Records with drawing code:
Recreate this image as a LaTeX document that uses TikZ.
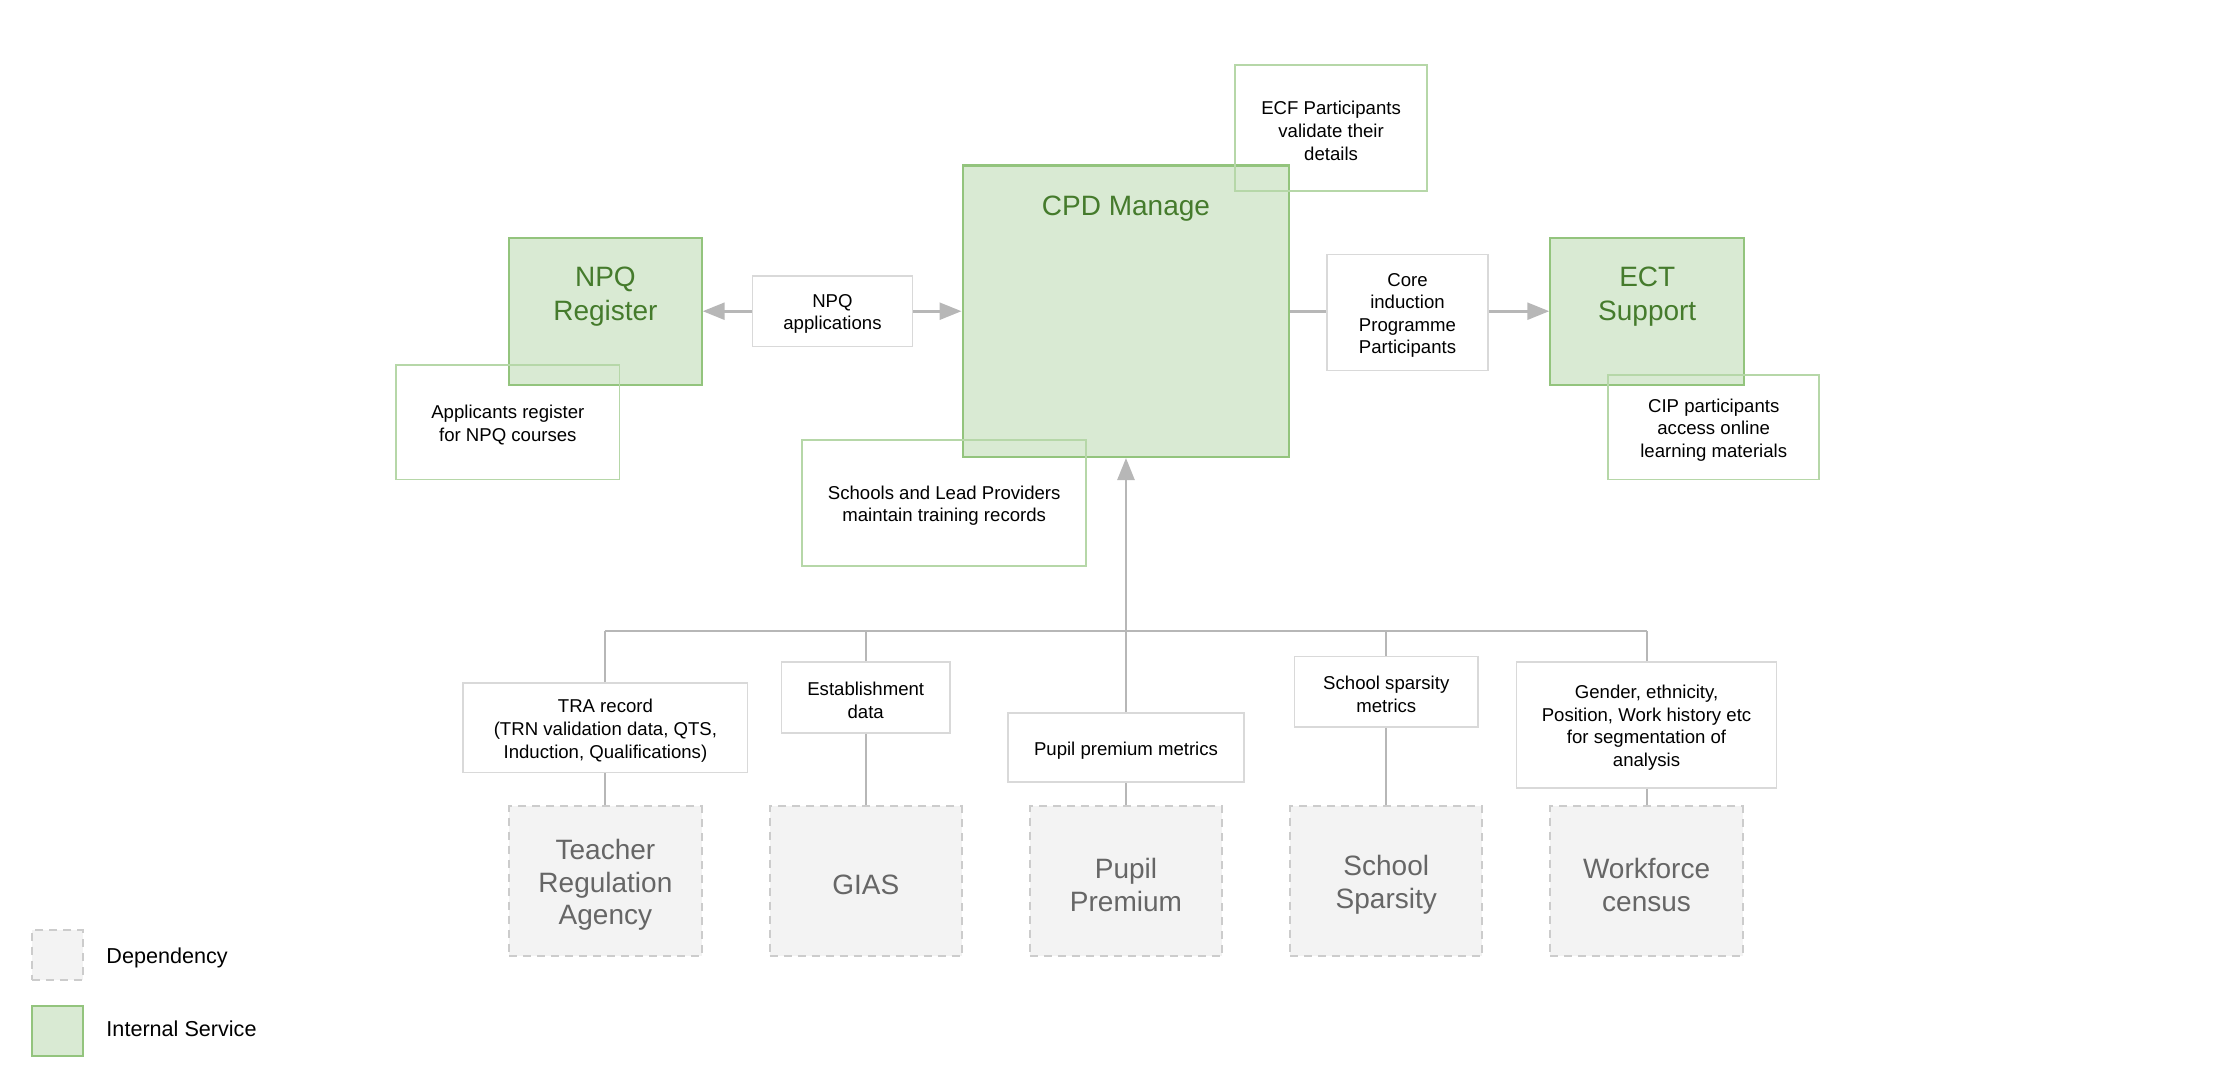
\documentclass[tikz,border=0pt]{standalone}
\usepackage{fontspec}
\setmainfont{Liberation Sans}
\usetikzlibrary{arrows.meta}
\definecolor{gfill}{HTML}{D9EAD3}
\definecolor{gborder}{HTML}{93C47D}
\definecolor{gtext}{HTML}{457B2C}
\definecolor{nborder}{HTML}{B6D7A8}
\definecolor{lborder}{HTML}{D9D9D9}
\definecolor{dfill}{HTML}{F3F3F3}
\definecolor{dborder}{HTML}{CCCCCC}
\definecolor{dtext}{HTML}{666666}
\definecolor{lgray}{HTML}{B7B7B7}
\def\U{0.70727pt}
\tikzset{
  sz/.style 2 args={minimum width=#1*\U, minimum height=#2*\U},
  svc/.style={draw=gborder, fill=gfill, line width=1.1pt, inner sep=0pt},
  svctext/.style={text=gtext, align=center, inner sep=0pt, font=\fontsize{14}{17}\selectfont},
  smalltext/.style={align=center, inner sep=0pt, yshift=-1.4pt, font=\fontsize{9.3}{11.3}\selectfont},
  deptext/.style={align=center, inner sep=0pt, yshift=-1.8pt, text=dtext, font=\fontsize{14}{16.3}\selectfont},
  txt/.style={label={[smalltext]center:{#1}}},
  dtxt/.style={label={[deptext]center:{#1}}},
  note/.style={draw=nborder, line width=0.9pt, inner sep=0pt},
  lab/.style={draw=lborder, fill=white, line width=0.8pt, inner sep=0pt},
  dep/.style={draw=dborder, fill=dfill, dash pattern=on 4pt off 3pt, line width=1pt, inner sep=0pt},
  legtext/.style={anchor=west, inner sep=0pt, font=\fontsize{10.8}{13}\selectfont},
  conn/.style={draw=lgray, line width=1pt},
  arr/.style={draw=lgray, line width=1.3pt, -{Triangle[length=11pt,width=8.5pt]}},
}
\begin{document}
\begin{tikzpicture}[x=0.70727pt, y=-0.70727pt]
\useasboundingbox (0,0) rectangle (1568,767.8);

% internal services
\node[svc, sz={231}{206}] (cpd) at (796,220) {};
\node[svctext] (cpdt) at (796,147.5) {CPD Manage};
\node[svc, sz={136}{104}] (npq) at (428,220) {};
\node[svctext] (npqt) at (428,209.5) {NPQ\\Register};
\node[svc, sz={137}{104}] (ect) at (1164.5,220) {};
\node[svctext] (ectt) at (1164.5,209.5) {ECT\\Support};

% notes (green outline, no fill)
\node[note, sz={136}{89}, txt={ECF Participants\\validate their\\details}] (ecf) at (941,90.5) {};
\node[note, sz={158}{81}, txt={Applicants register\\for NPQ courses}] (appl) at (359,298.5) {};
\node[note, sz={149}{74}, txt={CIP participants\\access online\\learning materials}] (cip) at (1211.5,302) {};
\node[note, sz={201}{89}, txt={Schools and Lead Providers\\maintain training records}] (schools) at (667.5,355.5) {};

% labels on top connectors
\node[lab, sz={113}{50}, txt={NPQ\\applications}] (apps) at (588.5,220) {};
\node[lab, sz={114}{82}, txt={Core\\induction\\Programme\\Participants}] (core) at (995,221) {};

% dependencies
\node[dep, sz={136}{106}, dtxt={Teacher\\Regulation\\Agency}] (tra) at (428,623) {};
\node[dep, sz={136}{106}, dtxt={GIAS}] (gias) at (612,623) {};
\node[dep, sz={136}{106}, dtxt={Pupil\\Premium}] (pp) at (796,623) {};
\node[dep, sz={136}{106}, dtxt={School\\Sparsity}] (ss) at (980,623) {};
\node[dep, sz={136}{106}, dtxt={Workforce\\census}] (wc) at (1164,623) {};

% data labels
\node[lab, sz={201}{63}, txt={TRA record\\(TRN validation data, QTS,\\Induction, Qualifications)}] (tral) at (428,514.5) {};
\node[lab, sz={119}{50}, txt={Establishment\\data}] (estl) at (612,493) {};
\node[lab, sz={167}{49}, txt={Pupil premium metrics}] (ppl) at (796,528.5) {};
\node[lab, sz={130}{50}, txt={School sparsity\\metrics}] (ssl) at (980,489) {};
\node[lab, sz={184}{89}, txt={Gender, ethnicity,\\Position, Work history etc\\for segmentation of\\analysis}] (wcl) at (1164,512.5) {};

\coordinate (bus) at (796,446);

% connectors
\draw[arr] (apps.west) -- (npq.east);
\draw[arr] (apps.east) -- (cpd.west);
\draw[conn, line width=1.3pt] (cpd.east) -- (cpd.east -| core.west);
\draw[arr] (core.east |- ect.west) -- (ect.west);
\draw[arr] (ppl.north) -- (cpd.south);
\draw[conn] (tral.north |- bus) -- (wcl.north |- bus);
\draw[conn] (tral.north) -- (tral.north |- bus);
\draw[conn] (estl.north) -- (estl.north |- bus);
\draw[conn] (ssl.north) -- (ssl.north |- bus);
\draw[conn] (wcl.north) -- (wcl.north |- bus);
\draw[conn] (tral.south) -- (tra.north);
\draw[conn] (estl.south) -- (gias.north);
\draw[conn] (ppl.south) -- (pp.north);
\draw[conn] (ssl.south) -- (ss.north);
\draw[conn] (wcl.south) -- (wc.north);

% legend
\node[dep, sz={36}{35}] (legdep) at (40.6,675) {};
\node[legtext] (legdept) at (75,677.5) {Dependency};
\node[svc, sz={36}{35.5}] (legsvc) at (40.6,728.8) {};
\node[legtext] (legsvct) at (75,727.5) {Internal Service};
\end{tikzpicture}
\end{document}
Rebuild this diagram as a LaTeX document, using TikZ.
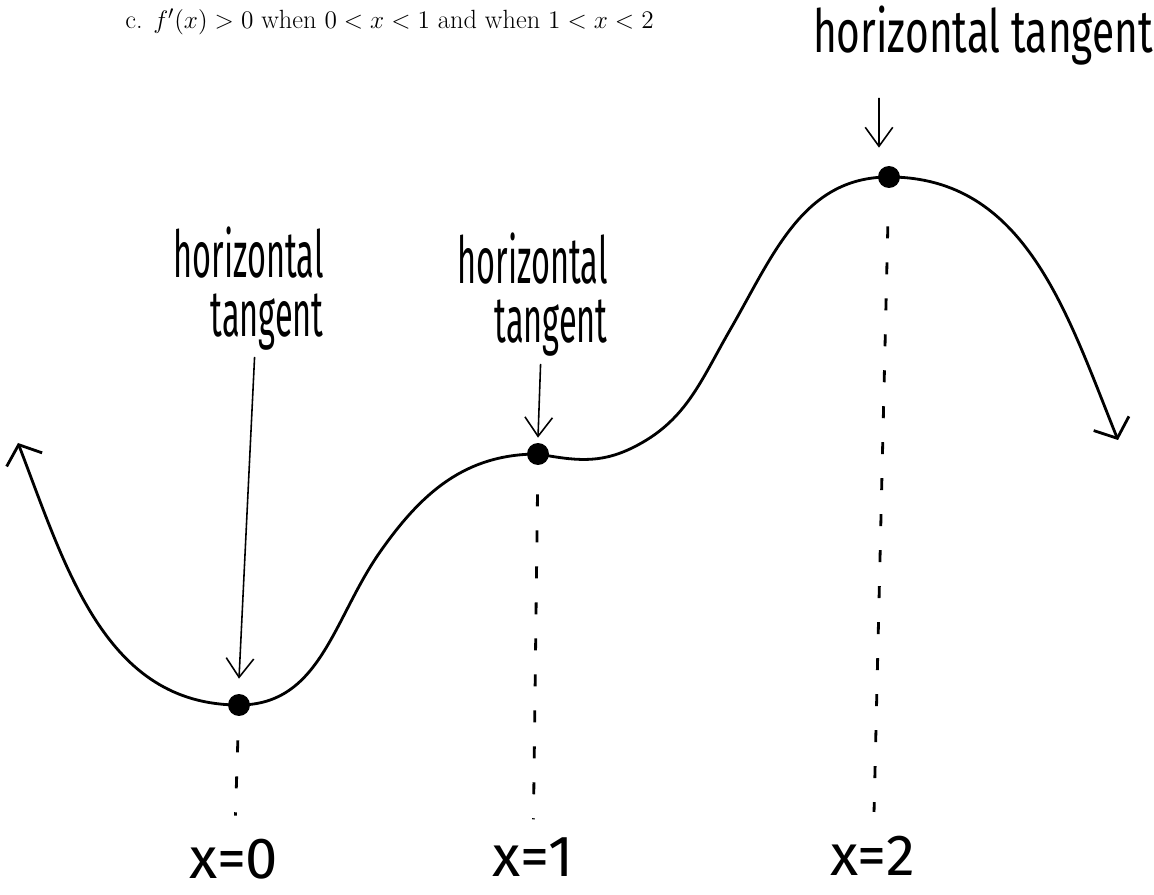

→ **Task prompt**
Output all of the data exactly as it stands, minus any images.

→ **Written reply**
Recreate this image as a LaTeX document that uses TikZ.
\documentclass[tikz,border=0pt]{standalone}
\usepackage{fontspec}
\setmainfont{Liberation Sans}
\usetikzlibrary{arrows.meta}
\definecolor{gfill}{HTML}{D9EAD3}
\definecolor{gborder}{HTML}{93C47D}
\definecolor{gtext}{HTML}{457B2C}
\definecolor{nborder}{HTML}{B6D7A8}
\definecolor{lborder}{HTML}{D9D9D9}
\definecolor{dfill}{HTML}{F3F3F3}
\definecolor{dborder}{HTML}{CCCCCC}
\definecolor{dtext}{HTML}{666666}
\definecolor{lgray}{HTML}{B7B7B7}
\def\U{0.70727pt}
\tikzset{
  sz/.style 2 args={minimum width=#1*\U, minimum height=#2*\U},
  svc/.style={draw=gborder, fill=gfill, line width=1.1pt, inner sep=0pt},
  svctext/.style={text=gtext, align=center, inner sep=0pt, font=\fontsize{14}{17}\selectfont},
  smalltext/.style={align=center, inner sep=0pt, yshift=-1.4pt, font=\fontsize{9.3}{11.3}\selectfont},
  deptext/.style={align=center, inner sep=0pt, yshift=-1.8pt, text=dtext, font=\fontsize{14}{16.3}\selectfont},
  txt/.style={label={[smalltext]center:{#1}}},
  dtxt/.style={label={[deptext]center:{#1}}},
  note/.style={draw=nborder, line width=0.9pt, inner sep=0pt},
  lab/.style={draw=lborder, fill=white, line width=0.8pt, inner sep=0pt},
  dep/.style={draw=dborder, fill=dfill, dash pattern=on 4pt off 3pt, line width=1pt, inner sep=0pt},
  legtext/.style={anchor=west, inner sep=0pt, font=\fontsize{10.8}{13}\selectfont},
  conn/.style={draw=lgray, line width=1pt},
  arr/.style={draw=lgray, line width=1.3pt, -{Triangle[length=11pt,width=8.5pt]}},
}
\begin{document}
\begin{tikzpicture}[x=0.70727pt, y=-0.70727pt]
\useasboundingbox (0,0) rectangle (1568,767.8);

% internal services
\node[svc, sz={231}{206}] (cpd) at (796,220) {};
\node[svctext] (cpdt) at (796,147.5) {CPD Manage};
\node[svc, sz={136}{104}] (npq) at (428,220) {};
\node[svctext] (npqt) at (428,209.5) {NPQ\\Register};
\node[svc, sz={137}{104}] (ect) at (1164.5,220) {};
\node[svctext] (ectt) at (1164.5,209.5) {ECT\\Support};

% notes (green outline, no fill)
\node[note, sz={136}{89}, txt={ECF Participants\\validate their\\details}] (ecf) at (941,90.5) {};
\node[note, sz={158}{81}, txt={Applicants register\\for NPQ courses}] (appl) at (359,298.5) {};
\node[note, sz={149}{74}, txt={CIP participants\\access online\\learning materials}] (cip) at (1211.5,302) {};
\node[note, sz={201}{89}, txt={Schools and Lead Providers\\maintain training records}] (schools) at (667.5,355.5) {};

% labels on top connectors
\node[lab, sz={113}{50}, txt={NPQ\\applications}] (apps) at (588.5,220) {};
\node[lab, sz={114}{82}, txt={Core\\induction\\Programme\\Participants}] (core) at (995,221) {};

% dependencies
\node[dep, sz={136}{106}, dtxt={Teacher\\Regulation\\Agency}] (tra) at (428,623) {};
\node[dep, sz={136}{106}, dtxt={GIAS}] (gias) at (612,623) {};
\node[dep, sz={136}{106}, dtxt={Pupil\\Premium}] (pp) at (796,623) {};
\node[dep, sz={136}{106}, dtxt={School\\Sparsity}] (ss) at (980,623) {};
\node[dep, sz={136}{106}, dtxt={Workforce\\census}] (wc) at (1164,623) {};

% data labels
\node[lab, sz={201}{63}, txt={TRA record\\(TRN validation data, QTS,\\Induction, Qualifications)}] (tral) at (428,514.5) {};
\node[lab, sz={119}{50}, txt={Establishment\\data}] (estl) at (612,493) {};
\node[lab, sz={167}{49}, txt={Pupil premium metrics}] (ppl) at (796,528.5) {};
\node[lab, sz={130}{50}, txt={School sparsity\\metrics}] (ssl) at (980,489) {};
\node[lab, sz={184}{89}, txt={Gender, ethnicity,\\Position, Work history etc\\for segmentation of\\analysis}] (wcl) at (1164,512.5) {};

\coordinate (bus) at (796,446);

% connectors
\draw[arr] (apps.west) -- (npq.east);
\draw[arr] (apps.east) -- (cpd.west);
\draw[conn, line width=1.3pt] (cpd.east) -- (cpd.east -| core.west);
\draw[arr] (core.east |- ect.west) -- (ect.west);
\draw[arr] (ppl.north) -- (cpd.south);
\draw[conn] (tral.north |- bus) -- (wcl.north |- bus);
\draw[conn] (tral.north) -- (tral.north |- bus);
\draw[conn] (estl.north) -- (estl.north |- bus);
\draw[conn] (ssl.north) -- (ssl.north |- bus);
\draw[conn] (wcl.north) -- (wcl.north |- bus);
\draw[conn] (tral.south) -- (tra.north);
\draw[conn] (estl.south) -- (gias.north);
\draw[conn] (ppl.south) -- (pp.north);
\draw[conn] (ssl.south) -- (ss.north);
\draw[conn] (wcl.south) -- (wc.north);

% legend
\node[dep, sz={36}{35}] (legdep) at (40.6,675) {};
\node[legtext] (legdept) at (75,677.5) {Dependency};
\node[svc, sz={36}{35.5}] (legsvc) at (40.6,728.8) {};
\node[legtext] (legsvct) at (75,727.5) {Internal Service};
\end{tikzpicture}
\end{document}
Rebuild this diagram as a LaTeX document, using TikZ.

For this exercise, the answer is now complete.